◆ Recorded data
· · ·
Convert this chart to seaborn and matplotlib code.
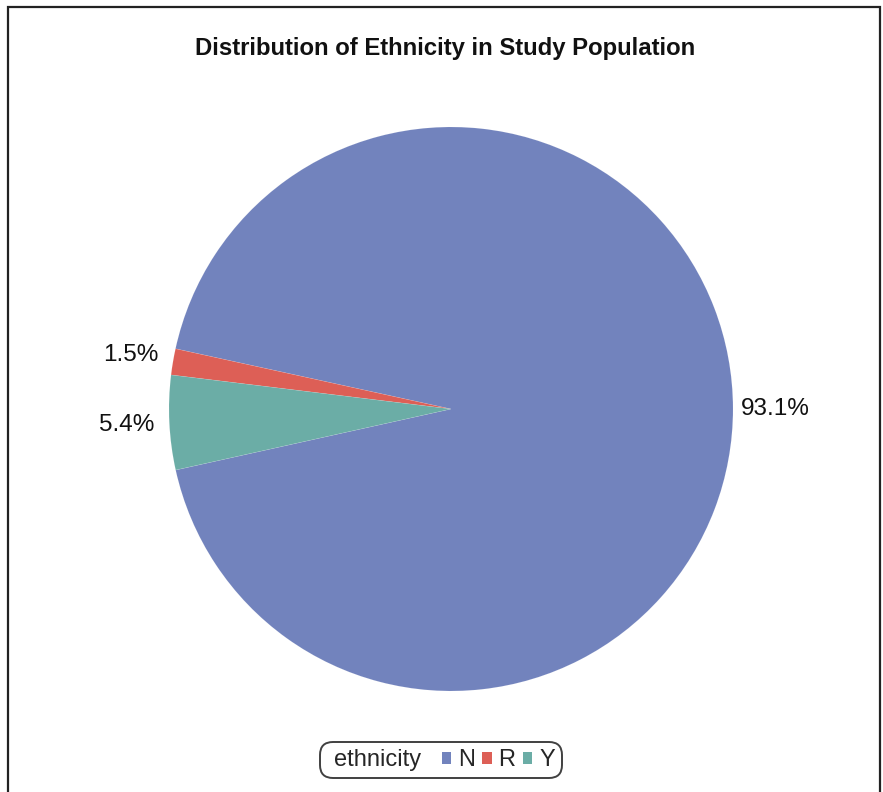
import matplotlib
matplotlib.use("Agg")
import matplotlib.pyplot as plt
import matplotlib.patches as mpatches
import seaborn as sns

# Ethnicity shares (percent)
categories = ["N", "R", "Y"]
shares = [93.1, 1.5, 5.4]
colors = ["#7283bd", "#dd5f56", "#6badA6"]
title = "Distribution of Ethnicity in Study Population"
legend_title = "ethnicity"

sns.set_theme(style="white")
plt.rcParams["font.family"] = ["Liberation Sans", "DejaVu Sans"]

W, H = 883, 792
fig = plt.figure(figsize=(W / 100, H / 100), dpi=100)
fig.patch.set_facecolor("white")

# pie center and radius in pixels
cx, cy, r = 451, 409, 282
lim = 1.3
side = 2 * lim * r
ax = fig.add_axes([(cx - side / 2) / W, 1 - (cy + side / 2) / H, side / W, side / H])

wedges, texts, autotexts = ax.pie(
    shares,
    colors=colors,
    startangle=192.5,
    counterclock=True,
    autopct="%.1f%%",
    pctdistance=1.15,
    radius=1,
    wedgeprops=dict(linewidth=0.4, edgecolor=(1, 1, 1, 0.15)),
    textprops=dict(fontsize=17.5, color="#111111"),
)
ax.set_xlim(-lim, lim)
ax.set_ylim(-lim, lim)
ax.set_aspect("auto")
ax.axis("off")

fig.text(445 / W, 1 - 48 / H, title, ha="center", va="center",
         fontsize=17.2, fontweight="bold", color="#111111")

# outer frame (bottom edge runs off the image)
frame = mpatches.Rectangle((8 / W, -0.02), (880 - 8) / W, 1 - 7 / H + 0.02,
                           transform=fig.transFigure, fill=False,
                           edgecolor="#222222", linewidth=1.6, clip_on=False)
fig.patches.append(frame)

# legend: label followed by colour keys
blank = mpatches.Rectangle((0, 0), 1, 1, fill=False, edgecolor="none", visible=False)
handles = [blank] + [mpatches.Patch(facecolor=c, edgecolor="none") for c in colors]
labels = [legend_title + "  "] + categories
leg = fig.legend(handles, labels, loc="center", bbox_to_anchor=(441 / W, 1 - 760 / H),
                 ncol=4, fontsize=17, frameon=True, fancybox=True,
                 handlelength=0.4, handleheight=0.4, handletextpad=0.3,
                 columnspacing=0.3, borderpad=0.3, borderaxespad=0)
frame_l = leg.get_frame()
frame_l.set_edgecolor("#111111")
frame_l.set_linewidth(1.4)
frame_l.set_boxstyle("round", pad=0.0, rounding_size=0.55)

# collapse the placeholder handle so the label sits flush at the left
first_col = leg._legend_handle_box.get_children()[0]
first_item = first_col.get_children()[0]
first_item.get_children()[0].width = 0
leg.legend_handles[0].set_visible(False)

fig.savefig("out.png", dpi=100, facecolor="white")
· · ·
◆ Aim of the exercise
Reproduce the material above verbatim; omit every picture.

◆ Correct answer
Convert this chart to seaborn and matplotlib code.
import matplotlib
matplotlib.use("Agg")
import matplotlib.pyplot as plt
import matplotlib.patches as mpatches
import seaborn as sns

# Ethnicity shares (percent)
categories = ["N", "R", "Y"]
shares = [93.1, 1.5, 5.4]
colors = ["#7283bd", "#dd5f56", "#6badA6"]
title = "Distribution of Ethnicity in Study Population"
legend_title = "ethnicity"

sns.set_theme(style="white")
plt.rcParams["font.family"] = ["Liberation Sans", "DejaVu Sans"]

W, H = 883, 792
fig = plt.figure(figsize=(W / 100, H / 100), dpi=100)
fig.patch.set_facecolor("white")

# pie center and radius in pixels
cx, cy, r = 451, 409, 282
lim = 1.3
side = 2 * lim * r
ax = fig.add_axes([(cx - side / 2) / W, 1 - (cy + side / 2) / H, side / W, side / H])

wedges, texts, autotexts = ax.pie(
    shares,
    colors=colors,
    startangle=192.5,
    counterclock=True,
    autopct="%.1f%%",
    pctdistance=1.15,
    radius=1,
    wedgeprops=dict(linewidth=0.4, edgecolor=(1, 1, 1, 0.15)),
    textprops=dict(fontsize=17.5, color="#111111"),
)
ax.set_xlim(-lim, lim)
ax.set_ylim(-lim, lim)
ax.set_aspect("auto")
ax.axis("off")

fig.text(445 / W, 1 - 48 / H, title, ha="center", va="center",
         fontsize=17.2, fontweight="bold", color="#111111")

# outer frame (bottom edge runs off the image)
frame = mpatches.Rectangle((8 / W, -0.02), (880 - 8) / W, 1 - 7 / H + 0.02,
                           transform=fig.transFigure, fill=False,
                           edgecolor="#222222", linewidth=1.6, clip_on=False)
fig.patches.append(frame)

# legend: label followed by colour keys
blank = mpatches.Rectangle((0, 0), 1, 1, fill=False, edgecolor="none", visible=False)
handles = [blank] + [mpatches.Patch(facecolor=c, edgecolor="none") for c in colors]
labels = [legend_title + "  "] + categories
leg = fig.legend(handles, labels, loc="center", bbox_to_anchor=(441 / W, 1 - 760 / H),
                 ncol=4, fontsize=17, frameon=True, fancybox=True,
                 handlelength=0.4, handleheight=0.4, handletextpad=0.3,
                 columnspacing=0.3, borderpad=0.3, borderaxespad=0)
frame_l = leg.get_frame()
frame_l.set_edgecolor("#111111")
frame_l.set_linewidth(1.4)
frame_l.set_boxstyle("round", pad=0.0, rounding_size=0.55)

# collapse the placeholder handle so the label sits flush at the left
first_col = leg._legend_handle_box.get_children()[0]
first_item = first_col.get_children()[0]
first_item.get_children()[0].width = 0
leg.legend_handles[0].set_visible(False)

fig.savefig("out.png", dpi=100, facecolor="white")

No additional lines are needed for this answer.